Real-Time Multi-Object Tracking using YOLOv8 and SORT on a SoC FPGA
Michal Danilowicz, Tomasz Kryjak
TL;DR
The paper addresses real-time multi-object tracking on energy-constrained embedded platforms by presenting a heterogeneous SoC FPGA design that couples a quantized YOLOv8_nano detector implemented in PL with a SORT tracker executed in the PS. The detector uses Quantization-Aware Training with 4-bit weights/activations via the FINN framework and accesses external memory to store parameters, enabling efficient hardware acceleration. The integrated system achieves high detector throughput (≈195.3 fps) and competitive tracking performance (MOTA ≈ 38.9) on MOT15 while evaluating on COCO for detection quality (mAP ≈ 0.21). This work demonstrates the practical feasibility of embedded MOT on MPSoC FPGAs and outlines trade-offs and future enhancements for even more capable energy-efficient perception in mobile robotics and autonomous systems.
Abstract
Multi-object tracking (MOT) is one of the most important problems in computer vision and a key component of any vision-based perception system used in advanced autonomous mobile robotics. Therefore, its implementation on low-power and real-time embedded platforms is highly desirable. Modern MOT algorithms should be able to track objects of a given class (e.g. people or vehicles). In addition, the number of objects to be tracked is not known in advance, and they may appear and disappear at any time, as well as be obscured. For these reasons, the most popular and successful approaches have recently been based on the tracking paradigm. Therefore, the presence of a high quality object detector is essential, which in practice accounts for the vast majority of the computational and memory complexity of the whole MOT system.
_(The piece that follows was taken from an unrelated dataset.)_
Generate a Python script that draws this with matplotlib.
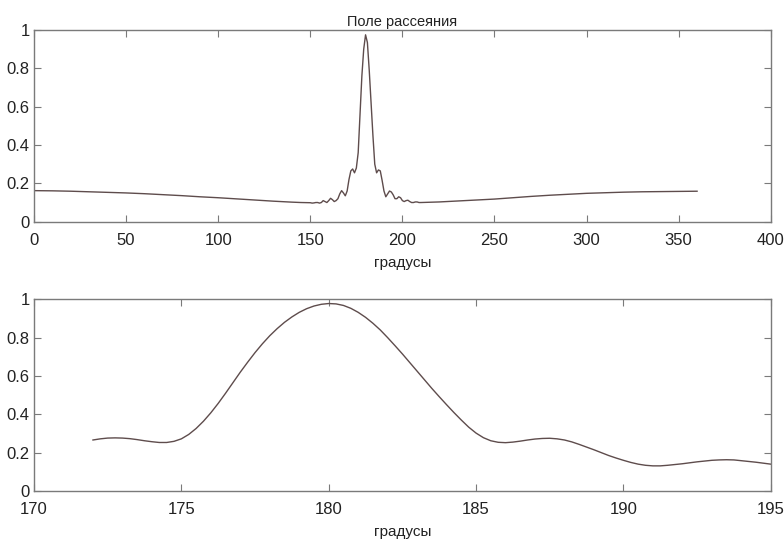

In this paper, we propose an FPGA (Field-Programmable Gate Array) implementation of an embedded MOT system based on a quantized YOLOv8 detector and the SORT (Simple Online Realtime Tracker) tracker. We use a modified version of the FINN framework to utilize external memory for model parameters and to support operations necessary required by YOLOv8. We discuss the evaluation of detection and tracking performance using the COCO and MOT15 datasets, where we achieve 0.21 mAP and 38.9 MOTA respectively. As the computational platform, we use an MPSoC system (Zynq UltraScale+ device from AMD/Xilinx) where the detector is deployed in reprogrammable logic and the tracking algorithm is implemented in the processor system.